Work required: Give back, word for word, only the lines from the opening of the records through the one with "num = 'DejaVu Sans'". Pictures stay out.

Source material:
..........

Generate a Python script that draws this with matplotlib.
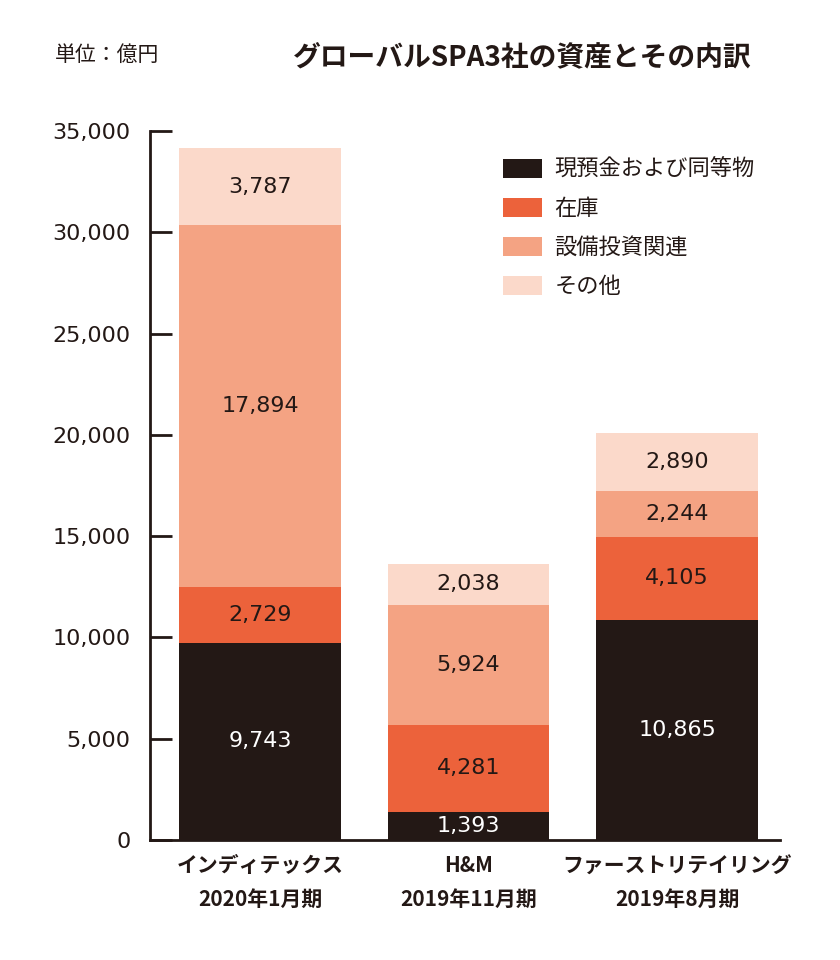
import numpy as np
from matplotlib import pyplot as plt

plt.rcParams['font.family'] = ['DejaVu Sans', 'Noto Sans CJK JP']
jp = ['Noto Sans CJK JP', 'DejaVu Sans']
num = 'DejaVu Sans'

companies = ['インディテックス\n2020年1月期', 'H&M\n2019年11月期', 'ファーストリテイリング\n2019年8月期']
series_names = ['現預金および同等物', '在庫', '設備投資関連', 'その他']
cash = [9743, 1393, 10865]
stock = [2729, 4281, 4105]
capex = [17894, 5924, 2244]
other = [3787, 2038, 2890]
yticks = [0, 5000, 10000, 15000, 20000, 25000, 30000, 35000]

colors = ['#231815', '#ec623b', '#f4a383', '#fbd9ca']
txt_colors = ['white', '#231815', '#231815', '#231815']
ink = '#231815'

fig = plt.figure(figsize=(8.4, 9.6), dpi=100)
ax = fig.add_axes([150 / 840, 1 - 840 / 960, 630 / 840, (840 - 131) / 960])

x = np.arange(len(companies))
bottom = np.zeros(len(companies))
for vals, name, c, tc in zip([cash, stock, capex, other], series_names, colors, txt_colors):
    vals = np.array(vals)
    ax.bar(x, vals, 0.775, bottom=bottom, color=c, label=name)
    for xi, b, v in zip(x, bottom, vals):
        ax.text(xi, b + v / 2, f'{v:,}', ha='center', va='center',
                fontsize=16, color=tc, fontfamily=num)
    bottom += vals

ax.set_xlim(-0.528, 2.494)
ax.set_ylim(0, 35000)
ax.set_yticks(yticks)
ax.set_yticklabels([f'{t:,}' for t in yticks], fontsize=16, color=ink, fontfamily=num)
ax.tick_params(axis='y', direction='in', length=16, width=2, pad=14, color=ink)
ax.set_xticks(x)
ax.set_xticklabels(companies, fontfamily=jp, fontweight='bold', fontsize=15,
                   color=ink, linespacing=1.75)
ax.tick_params(axis='x', length=0, pad=11)
for s in ['top', 'right']:
    ax.spines[s].set_visible(False)
for s in ['left', 'bottom']:
    ax.spines[s].set_linewidth(2)
    ax.spines[s].set_color(ink)

leg = ax.legend(loc='upper left', bbox_to_anchor=(0.529, 0.99), frameon=False,
                prop={'family': jp, 'size': 16}, handlelength=1.75, handleheight=0.95,
                labelspacing=0.72, handletextpad=0.55)
for t in leg.get_texts():
    t.set_color(ink)

fig.text(55 / 840, 1 - 55 / 960, '単位：億円', fontfamily=jp, fontsize=15,
         color=ink, va='center', ha='left')
fig.text(752 / 840, 1 - 57 / 960, 'グローバルSPA3社の資産とその内訳', fontfamily=jp,
         fontsize=20, fontweight='bold', color=ink, va='center', ha='right')

fig.savefig('out.png', dpi=100)
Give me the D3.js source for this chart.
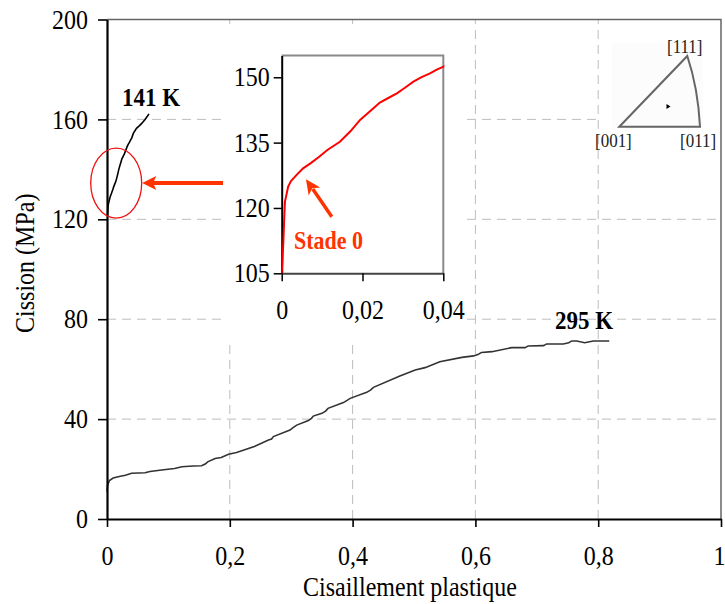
<!DOCTYPE html>
<html>
<head>
<meta charset="utf-8">
<script src="https://cdn.jsdelivr.net/npm/d3@7"></script>
<style>
  html, body { margin: 0; padding: 0; background: #fff; }
  svg { display: block; font-family: "Liberation Serif", "Times New Roman", serif; }
  svg text { transform-box: fill-box; transform-origin: center; transform: scaleY(1.12); }
</style>
</head>
<body>
<svg id="chart" width="725" height="604"></svg>
<script>
// Shear stress vs plastic shear strain at two temperatures
const xTicks = [0, 0.2, 0.4, 0.6, 0.8, 1];
const yTicks = [0, 40, 80, 120, 160, 200];

// 295 K curve
const strain295 = [0, 0.001, 0.004, 0.010, 0.020, 0.030, 0.040, 0.062, 0.070, 0.089, 0.110, 0.122, 0.140, 0.154, 0.160, 0.164,
  0.176, 0.186, 0.198, 0.211, 0.240, 0.263, 0.268, 0.271, 0.298, 0.303, 0.309, 0.328, 0.333, 0.336, 0.350, 0.356, 0.360,
  0.385, 0.391, 0.396, 0.423, 0.429, 0.434, 0.477, 0.502, 0.518, 0.542, 0.578, 0.597, 0.605, 0.610, 0.627, 0.659, 0.681,
  0.686, 0.711, 0.716, 0.743, 0.752, 0.757, 0.765, 0.778, 0.792, 0.818];
const stress295 = [11.0, 13.5, 15.4, 16.4, 17.0, 17.5, 18.3, 18.5, 19.0, 19.6, 20.2, 20.9, 21.2, 21.3, 22.0, 22.9,
  24.2, 24.6, 25.9, 26.6, 29.0, 31.6, 32.0, 33.0, 35.6, 36.6, 37.6, 39.4, 40.3, 41.2, 42.3, 43.2, 44.3,
  46.6, 47.5, 48.3, 50.7, 51.6, 52.7, 57.3, 59.7, 60.6, 63.0, 64.7, 65.3, 66.0, 66.7, 67.0, 68.6, 68.6,
  69.3, 69.4, 70.1, 70.1, 70.6, 71.3, 71.3, 70.6, 71.3, 71.3];

// 141 K curve (also shown magnified in the inset)
const strain141 = [0, 0.0002, 0.0004, 0.0006, 0.0008, 0.0016, 0.0023, 0.0037, 0.0053, 0.0072, 0.0092, 0.0113, 0.0144,
  0.0170, 0.0194, 0.0220, 0.0243, 0.0265, 0.0285, 0.0305, 0.0326, 0.0345, 0.0367, 0.0385, 0.0402, 0.0429, 0.0480,
  0.0525, 0.0565, 0.0620, 0.0684];
const stress141 = [105, 108, 112, 117, 121.4, 124.9, 126.2, 127.6, 129.1, 130.3, 131.7, 133.3, 135.2,
  137.6, 140.2, 142.3, 144.2, 145.3, 146.3, 147.6, 149.0, 150.0, 150.9, 151.8, 152.5, 154.4, 156.4,
  157.4, 158.4, 160.0, 162.2];

// Inset axes
const insetXTicks = [0, 0.02, 0.04];
const insetYTicks = [105, 120, 135, 150];

const fmt = d => String(d).replace('.', ',');

const svg = d3.select('#chart');
const x = d3.scaleLinear().domain([0, 1]).range([107, 721]);
const y = d3.scaleLinear().domain([0, 200]).range([519, 19.5]);

// grid
const grid = svg.append('g').attr('stroke', '#bdbdbd').attr('stroke-width', 1).attr('stroke-dasharray', '9,6');
grid.selectAll('line.h').data(yTicks.filter(v => v > 0 && v < 200)).join('line')
  .attr('x1', x(0)).attr('x2', x(1)).attr('y1', d => y(d)).attr('y2', d => y(d));
grid.selectAll('line.v').data(xTicks.filter(v => v > 0 && v < 1)).join('line')
  .attr('y1', y(0)).attr('y2', y(200)).attr('x1', d => x(d)).attr('x2', d => x(d));

// frame top / right
svg.append('path').attr('fill', 'none').attr('stroke', '#666').attr('stroke-width', 1.5)
  .attr('d', `M${x(0)},${y(200)}H${x(1)}V${y(0)}`);

const line = (sx, sy) => d3.line().x(d => sx(d[0])).y(d => sy(d[1]));
const pts295 = strain295.map((v, i) => [v, stress295[i]]);
const pts141 = strain141.map((v, i) => [v, stress141[i]]);

svg.append('path').datum(pts295).attr('fill', 'none').attr('stroke', '#333').attr('stroke-width', 1.6)
  .attr('d', line(x, y));
svg.append('path').datum(pts141.filter(d => d[1] >= 120)).attr('fill', 'none').attr('stroke', '#000').attr('stroke-width', 1.6)
  .attr('d', line(x, y));

// axes
const fontSize = 24;
const yAxis = svg.append('g').attr('transform', `translate(${x(0)},0)`)
  .call(d3.axisLeft(y).tickValues(yTicks).tickSize(9).tickPadding(10).tickSizeOuter(0).tickFormat(fmt));
const xAxis = svg.append('g').attr('transform', `translate(0,${y(0)})`)
  .call(d3.axisBottom(x).tickValues(xTicks).tickSize(8).tickPadding(20).tickSizeOuter(0).tickFormat(fmt));
[yAxis, xAxis].forEach(g => {
  g.select('.domain').attr('stroke', '#000').attr('stroke-width', 2.2);
  g.selectAll('.tick line').attr('stroke', '#000').attr('stroke-width', 1.6);
  g.selectAll('text').attr('font-family', 'Liberation Serif').attr('font-size', fontSize).attr('fill', '#000');
});
// keep the last x label inside the page
xAxis.selectAll('.tick text').filter(d => d === 1).attr('text-anchor', 'end').attr('x', 4);

svg.append('g').attr('transform', `translate(33,${(y(0) + y(200)) / 2 - 6}) rotate(-90)`)
  .append('text').attr('text-anchor', 'middle').attr('font-size', fontSize).text('Cission (MPa)');
svg.append('text').attr('x', (x(0) + x(1)) / 2 - 4).attr('y', 595)
  .attr('text-anchor', 'middle').attr('font-size', fontSize).text('Cisaillement plastique');

// curve labels
svg.append('text').attr('x', 122).attr('y', 105).attr('font-weight', 'bold').attr('font-size', 23).text('141 K');
svg.append('text').attr('x', 555).attr('y', 328).attr('font-weight', 'bold').attr('font-size', 23).text('295 K');

// highlight ellipse + arrow to the inset
const accent = '#ff3300';
const ecx = x(0.015), ecy = y(134.5);
svg.append('ellipse').attr('cx', ecx).attr('cy', ecy).attr('rx', 25.5).attr('ry', 35)
  .attr('fill', 'none').attr('stroke', '#f01010').attr('stroke-width', 1.3);
svg.append('line').attr('x1', 223).attr('x2', ecx + 36).attr('y1', ecy).attr('y2', ecy)
  .attr('stroke', accent).attr('stroke-width', 4);
svg.append('path').attr('fill', accent)
  .attr('d', `M${ecx + 26},${ecy}L${ecx + 40},${ecy - 7}L${ecx + 37},${ecy}L${ecx + 40},${ecy + 7}Z`);

// inset
const ix = d3.scaleLinear().domain([0, 0.04]).range([281.7, 443.3]);
const iy = d3.scaleLinear().domain([105, 155]).range([273.3, 55.5]);
svg.append('rect').attr('x', 223).attr('y', 27).attr('width', 243).attr('height', 314).attr('fill', '#fff');
svg.append('path').attr('fill', 'none').attr('stroke', '#8a8a8a').attr('stroke-width', 2)
  .attr('d', `M${ix(0)},${iy(155)}H${ix(0.04)}V${iy(105)}`);
svg.append('clipPath').attr('id', 'insetClip').append('rect')
  .attr('x', ix(0)).attr('y', iy(155)).attr('width', ix(0.04) - ix(0) + 1).attr('height', iy(105) - iy(155));
const iyAxis = svg.append('g').attr('transform', `translate(${ix(0)},0)`)
  .call(d3.axisLeft(iy).tickValues(insetYTicks).tickSize(8).tickPadding(4).tickSizeOuter(0).tickFormat(fmt));
const ixAxis = svg.append('g').attr('transform', `translate(0,${iy(105)})`)
  .call(d3.axisBottom(ix).tickValues(insetXTicks).tickSize(8).tickPadding(20).tickSizeOuter(0).tickFormat(fmt));
iyAxis.select('.domain').attr('stroke', '#000').attr('stroke-width', 2);
ixAxis.select('.domain').attr('stroke', '#444').attr('stroke-width', 2);
[iyAxis, ixAxis].forEach(g => {
  g.selectAll('.tick line').attr('stroke', '#000').attr('stroke-width', 1.5);
  g.selectAll('text').attr('font-family', 'Liberation Serif').attr('font-size', fontSize).attr('fill', '#000');
});
svg.append('path').datum(pts141).attr('clip-path', 'url(#insetClip)')
  .attr('fill', 'none').attr('stroke', '#ff0000').attr('stroke-width', 2).attr('d', line(ix, iy));

// "Stade 0" pointer
const tx = ix(0.006), ty = iy(126.6), sx0 = ix(0.0124), sy0 = iy(118);
const ang = Math.atan2(ty - sy0, tx - sx0);
const hl = 15, hw = 7;
const bx = tx - hl * Math.cos(ang), by = ty - hl * Math.sin(ang);
svg.append('line').attr('x1', sx0).attr('y1', sy0).attr('x2', bx + 3 * Math.cos(ang)).attr('y2', by + 3 * Math.sin(ang))
  .attr('stroke', accent).attr('stroke-width', 3.5);
svg.append('path').attr('fill', accent).attr('d',
  `M${tx},${ty}L${bx - hw * Math.sin(ang)},${by + hw * Math.cos(ang)}L${bx + 4 * Math.cos(ang)},${by + 4 * Math.sin(ang)}L${bx + hw * Math.sin(ang)},${by - hw * Math.cos(ang)}Z`);
svg.append('text').attr('x', 294).attr('y', 248).attr('font-weight', 'bold').attr('font-size', 22)
  .attr('fill', accent).text('Stade 0');

// stereographic triangle
const tri = svg.append('g');
tri.append('rect').attr('x', 599).attr('y', 22).attr('width', 120).attr('height', 128).attr('fill', '#fff');
tri.append('rect').attr('x', 612).attr('y', 43).attr('width', 91).attr('height', 84).attr('fill', '#fcfcfc');
const p001 = [619.3, 126.7], p011 = [700, 126.7], p111 = [687.3, 56];
tri.append('path').attr('fill', 'none').attr('stroke', '#666').attr('stroke-width', 2)
  .attr('d', `M${p001}L${p111}Q${698},${88} ${p011}Z`);
tri.append('path').attr('fill', '#000').attr('d', 'M666.5,104L670.5,106.5L666.5,109Z');
tri.selectAll('text').data([
  { t: '[111]', x: 667, y: 52 },
  { t: '[001]', x: 595, y: 146 },
  { t: '[011]', x: 680, y: 146 }
]).join('text').attr('x', d => d.x).attr('y', d => d.y).attr('font-size', 17).attr('fill', '#222').text(d => d.t);
</script>
</body>
</html>
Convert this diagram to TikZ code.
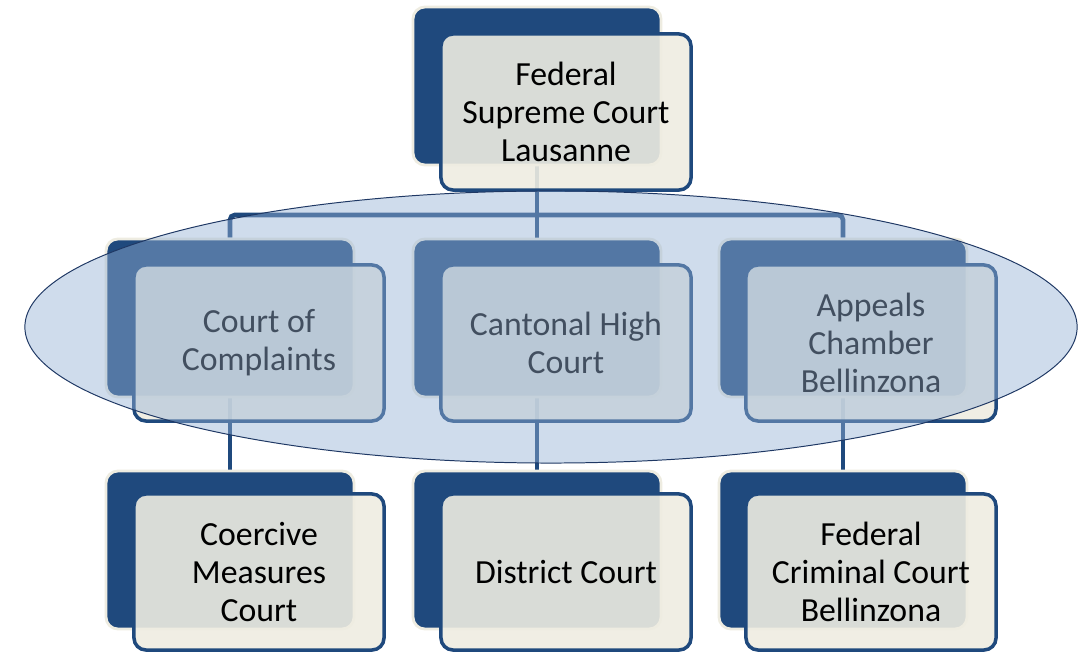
\documentclass[tikz,border=0pt]{standalone}
\usepackage{fontspec}
\setmainfont{Carlito}
\usetikzlibrary{shapes.geometric}
\usetikzlibrary{backgrounds}
\definecolor{courtBlue}{HTML}{1F497D}
\definecolor{courtCream}{HTML}{EEECE1}
\definecolor{tierBlue}{HTML}{94B1D5}
\definecolor{tierLine}{HTML}{1F3864}
\tikzset{
  backbox/.style={draw=courtCream, line width=2pt, fill=courtBlue,
    rounded corners=0.3cm, minimum width=6.2cm, minimum height=3.95cm},
  frontbox/.style={draw=courtBlue, line width=2.5pt, fill=courtCream,
    fill opacity=0.9, text opacity=1, rounded corners=0.3cm,
    minimum width=6.25cm, minimum height=3.9cm, align=center,
    font=\fontsize{24}{27}\selectfont},
  link/.style={courtBlue, line width=3.3pt, rounded corners=0.12cm},
  tier/.style={ellipse, draw=tierLine, line width=0.7pt, fill=tierBlue,
    fill opacity=0.45, minimum width=26.3cm, minimum height=6.8cm}
}

\begin{document}
\begin{tikzpicture}[x=0.025cm, y=-0.025cm]
    \useasboundingbox (0,0) rectangle (1086,655);

    \coordinate (bus) at (537,215);

    % back boxes
    \node[backbox] (fedB)  at (537,86)  {};
    \node[backbox] (compB) at (230,318) {};
    \node[backbox] (highB) at (537,318) {};
    \node[backbox] (appB)  at (843,318) {};
    \node[backbox] (coerB) at (230,550) {};
    \node[backbox] (distB) at (537,550) {};
    \node[backbox] (crimB) at (843,550) {};

    % front boxes
    \node[frontbox] (fed)  at (566,112) {Federal\\Supreme Court\\Lausanne};
    \node[frontbox] (comp) at (259,343) {Court of\\Complaints};
    \node[frontbox] (high) at (566,343) {Cantonal High\\Court};
    \node[frontbox] (app)  at (871,343) {Appeals\\Chamber\\Bellinzona};
    \node[frontbox] (coer) at (259,572) {Coercive\\Measures\\Court};
    \node[frontbox] (dist) at (566,572) {District Court};
    \node[frontbox] (crim) at (871,572) {Federal\\Criminal Court\\Bellinzona};

    % connectors, behind the boxes
    \begin{scope}[on background layer]
      \draw[link] (fedB.center) -- (bus);
      \draw[link] (compB.north) |- (bus) -| (appB.north);
      \draw[link] (bus) -- (highB.north);
      \draw[link] (compB.south) -- (coerB.north);
      \draw[link] (highB.south) -- (distB.north);
      \draw[link] (appB.south) -- (crimB.north);
    \end{scope}

    \node[tier] (cantonal) at (551,327) {};
\end{tikzpicture}
\end{document}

..........

Correct result:
Generate a Python script that draws this with matplotlib.
import numpy as np
from matplotlib import pyplot as plt

plt.rcParams['font.family'] = ['DejaVu Sans', 'Noto Sans CJK JP']
jp = ['Noto Sans CJK JP', 'DejaVu Sans']
num = 'DejaVu Sans'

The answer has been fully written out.